• [Supplied material]:
════════════════════
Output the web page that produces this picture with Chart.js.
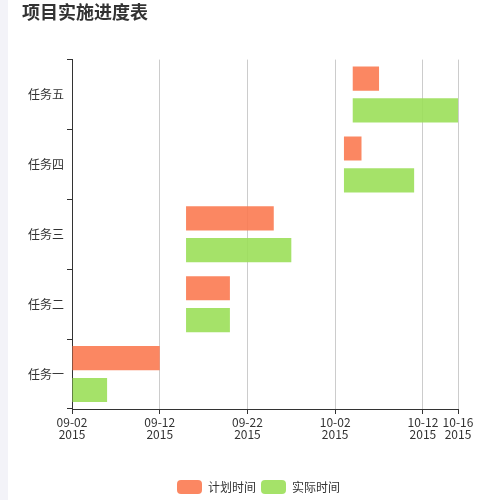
<!DOCTYPE html>
<html>
<head>
<meta charset="utf-8">
<script src="https://cdn.jsdelivr.net/npm/chart.js@4"></script>
<style>
  html, body { margin: 0; padding: 0; background: #fff; }
  #strip { position: absolute; left: 0; top: 0; width: 8px; height: 500px; background: #f3f3f8; }
  #wrap { position: absolute; left: 8px; top: 0; width: 492px; height: 500px; }
</style>
</head>
<body>
<div id="strip"></div>
<div id="wrap"><canvas id="gantt"></canvas></div>
<script>
(() => {
  'use strict'

  const tasks = ['任务一', '任务二', '任务三', '任务四', '任务五']
  const planStart = ['2015-09-02', '2015-09-15', '2015-09-15', '2015-10-03', '2015-10-04']
  const planEnd = ['2015-09-12', '2015-09-20', '2015-09-25', '2015-10-05', '2015-10-07']
  const actualStart = ['2015-09-02', '2015-09-15', '2015-09-15', '2015-10-03', '2015-10-04']
  const actualEnd = ['2015-09-06', '2015-09-20', '2015-09-27', '2015-10-11', '2015-10-16']
  const tickDates = ['2015-09-02', '2015-09-12', '2015-09-22', '2015-10-02', '2015-10-12', '2015-10-16']

  const DAY = 86400000
  const origin = Date.parse(tickDates[0])
  const toDay = s => (Date.parse(s) - origin) / DAY
  const fromDay = d => new Date(origin + d * DAY)
  const pad = n => String(n).padStart(2, '0')

  const font = '"Noto Sans CJK SC", "Noto Sans", sans-serif'

  const ctx = document.getElementById('gantt')
  // eslint-disable-next-line no-unused-vars
  const myChart = new Chart(ctx, {
    type: 'bar',
    data: {
      labels: tasks,
      datasets: [{
        label: '计划时间',
        data: planStart.map((s, i) => [toDay(s), toDay(planEnd[i])]),
        backgroundColor: 'rgba(251,122,81,0.9)',
        borderSkipped: false
      }, {
        label: '实际时间',
        data: actualStart.map((s, i) => [toDay(s), toDay(actualEnd[i])]),
        backgroundColor: 'rgba(155,223,89,0.9)',
        borderSkipped: false
      }]
    },
    options: {
      indexAxis: 'y',
      responsive: true,
      maintainAspectRatio: false,
      animation: false,
      categoryPercentage: 0.91,
      barPercentage: 0.76,
      layout: { padding: { left: 14, right: 5, top: 0, bottom: -4 } },
      scales: {
        x: {
          type: 'linear',
          min: toDay(tickDates[0]),
          max: toDay(tickDates[tickDates.length - 1]),
          afterBuildTicks: scale => {
            scale.ticks = tickDates.map(d => ({ value: toDay(d) }))
          },
          afterFit: scale => { scale.height = 66 },
          grid: { color: '#cccccc', tickColor: '#333', tickLength: 5 },
          border: { color: '#333' },
          ticks: {
            autoSkip: false,
            maxRotation: 0,
            padding: 2,
            color: '#333',
            font: { family: font, size: 12, lineHeight: 1.0 },
            callback: v => {
              const d = fromDay(v)
              return [pad(d.getUTCMonth() + 1) + '-' + pad(d.getUTCDate()), String(d.getUTCFullYear())]
            }
          }
        },
        y: {
          reverse: true,
          afterFit: scale => { scale.width = 50 },
          grid: { offset: true, drawOnChartArea: false, color: '#333', tickLength: 5 },
          border: { color: '#333' },
          ticks: { padding: 3, color: '#333', font: { family: font, size: 12 } }
        },
        // empty right-hand gutter so the plot ends where the reference does
        gutter: {
          type: 'category',
          axis: 'y',
          position: 'right',
          afterFit: scale => { scale.width = 37 },
          grid: { display: false },
          border: { display: false },
          ticks: { display: false }
        }
      },
      plugins: {
        title: {
          display: true,
          text: '项目实施进度表',
          align: 'start',
          color: '#333',
          font: { family: font, size: 18, weight: 'bold', lineHeight: 1.2 },
          padding: { top: 1, bottom: 37 }
        },
        legend: {
          display: true,
          position: 'bottom',
          labels: {
            boxWidth: 25,
            boxHeight: 14,
            useBorderRadius: true,
            borderRadius: 4,
            padding: 5,
            color: '#333',
            font: { family: font, size: 12 }
          }
        },
        tooltip: { enabled: false }
      }
    }
  })
})()
</script>
</body>
</html>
════════════════════
• [Do this]: Leave out the pictures and retype every line above exactly.

• [Solution to this problem]:
Output the web page that produces this picture with Chart.js.
<!DOCTYPE html>
<html>
<head>
<meta charset="utf-8">
<script src="https://cdn.jsdelivr.net/npm/chart.js@4"></script>
<style>
  html, body { margin: 0; padding: 0; background: #fff; }
  #strip { position: absolute; left: 0; top: 0; width: 8px; height: 500px; background: #f3f3f8; }
  #wrap { position: absolute; left: 8px; top: 0; width: 492px; height: 500px; }
</style>
</head>
<body>
<div id="strip"></div>
<div id="wrap"><canvas id="gantt"></canvas></div>
<script>
(() => {
  'use strict'

  const tasks = ['任务一', '任务二', '任务三', '任务四', '任务五']
  const planStart = ['2015-09-02', '2015-09-15', '2015-09-15', '2015-10-03', '2015-10-04']
  const planEnd = ['2015-09-12', '2015-09-20', '2015-09-25', '2015-10-05', '2015-10-07']
  const actualStart = ['2015-09-02', '2015-09-15', '2015-09-15', '2015-10-03', '2015-10-04']
  const actualEnd = ['2015-09-06', '2015-09-20', '2015-09-27', '2015-10-11', '2015-10-16']
  const tickDates = ['2015-09-02', '2015-09-12', '2015-09-22', '2015-10-02', '2015-10-12', '2015-10-16']

  const DAY = 86400000
  const origin = Date.parse(tickDates[0])
  const toDay = s => (Date.parse(s) - origin) / DAY
  const fromDay = d => new Date(origin + d * DAY)
  const pad = n => String(n).padStart(2, '0')

  const font = '"Noto Sans CJK SC", "Noto Sans", sans-serif'

  const ctx = document.getElementById('gantt')
  // eslint-disable-next-line no-unused-vars
  const myChart = new Chart(ctx, {
    type: 'bar',
    data: {
      labels: tasks,
      datasets: [{
        label: '计划时间',
        data: planStart.map((s, i) => [toDay(s), toDay(planEnd[i])]),
        backgroundColor: 'rgba(251,122,81,0.9)',
        borderSkipped: false
      }, {
        label: '实际时间',
        data: actualStart.map((s, i) => [toDay(s), toDay(actualEnd[i])]),
        backgroundColor: 'rgba(155,223,89,0.9)',
        borderSkipped: false
      }]
    },
    options: {
      indexAxis: 'y',
      responsive: true,
      maintainAspectRatio: false,
      animation: false,
      categoryPercentage: 0.91,
      barPercentage: 0.76,
      layout: { padding: { left: 14, right: 5, top: 0, bottom: -4 } },
      scales: {
        x: {
          type: 'linear',
          min: toDay(tickDates[0]),
          max: toDay(tickDates[tickDates.length - 1]),
          afterBuildTicks: scale => {
            scale.ticks = tickDates.map(d => ({ value: toDay(d) }))
          },
          afterFit: scale => { scale.height = 66 },
          grid: { color: '#cccccc', tickColor: '#333', tickLength: 5 },
          border: { color: '#333' },
          ticks: {
            autoSkip: false,
            maxRotation: 0,
            padding: 2,
            color: '#333',
            font: { family: font, size: 12, lineHeight: 1.0 },
            callback: v => {
              const d = fromDay(v)
              return [pad(d.getUTCMonth() + 1) + '-' + pad(d.getUTCDate()), String(d.getUTCFullYear())]
            }
          }
        },
        y: {
          reverse: true,
          afterFit: scale => { scale.width = 50 },
          grid: { offset: true, drawOnChartArea: false, color: '#333', tickLength: 5 },
          border: { color: '#333' },
          ticks: { padding: 3, color: '#333', font: { family: font, size: 12 } }
        },
        // empty right-hand gutter so the plot ends where the reference does
        gutter: {
          type: 'category',
          axis: 'y',
          position: 'right',
          afterFit: scale => { scale.width = 37 },
          grid: { display: false },
          border: { display: false },
          ticks: { display: false }
        }
      },
      plugins: {
        title: {
          display: true,
          text: '项目实施进度表',
          align: 'start',
          color: '#333',
          font: { family: font, size: 18, weight: 'bold', lineHeight: 1.2 },
          padding: { top: 1, bottom: 37 }
        },
        legend: {
          display: true,
          position: 'bottom',
          labels: {
            boxWidth: 25,
            boxHeight: 14,
            useBorderRadius: true,
            borderRadius: 4,
            padding: 5,
            color: '#333',
            font: { family: font, size: 12 }
          }
        },
        tooltip: { enabled: false }
      }
    }
  })
})()
</script>
</body>
</html>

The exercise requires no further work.